Understanding bias in facial recognition technologies

10/05/2020 ∙ by David Leslie, et al. ∙ 0

Over the past couple of years, the growing debate around automated facial recognition has reached a boiling point. As developers have continued to swiftly expand the scope of these kinds of technologies into an almost unbounded range of applications, an increasingly strident chorus of critical voices has sounded concerns about the injurious effects of the proliferation of such systems. Opponents argue that the irresponsible design and use of facial detection and recognition technologies (FDRTs) threatens to violate civil liberties, infringe on basic human rights and further entrench structural racism and systemic marginalisation.
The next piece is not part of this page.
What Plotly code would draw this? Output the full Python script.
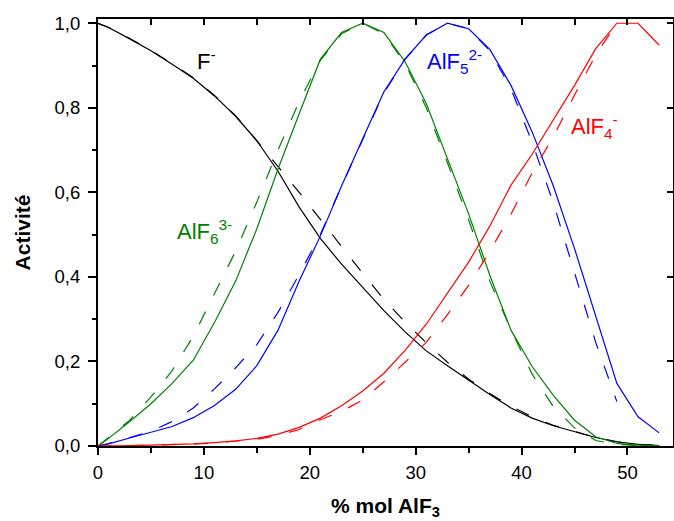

They also caution that the gradual creep of face surveillance infrastructures into every domain of lived experience may eventually eradicate the modern democratic forms of life that have long provided cherished means to individual flourishing, social solidarity and human self-creation. Defenders, by contrast, emphasise the gains in public safety, security and efficiency that digitally streamlined capacities for facial identification, identity verification and trait characterisation may bring. In this explainer, I focus on one central aspect of this debate: the role that dynamics of bias and discrimination play in the development and deployment of FDRTs. I examine how historical patterns of discrimination have made inroads into the design and implementation of FDRTs from their very earliest moments. And, I explain the ways in which the use of biased FDRTs can lead distributional and recognitional injustices. The explainer concludes with an exploration of broader ethical questions around the potential proliferation of pervasive face-based surveillance infrastructures and makes some recommendations for cultivating more responsible approaches to the development and governance of these technologies.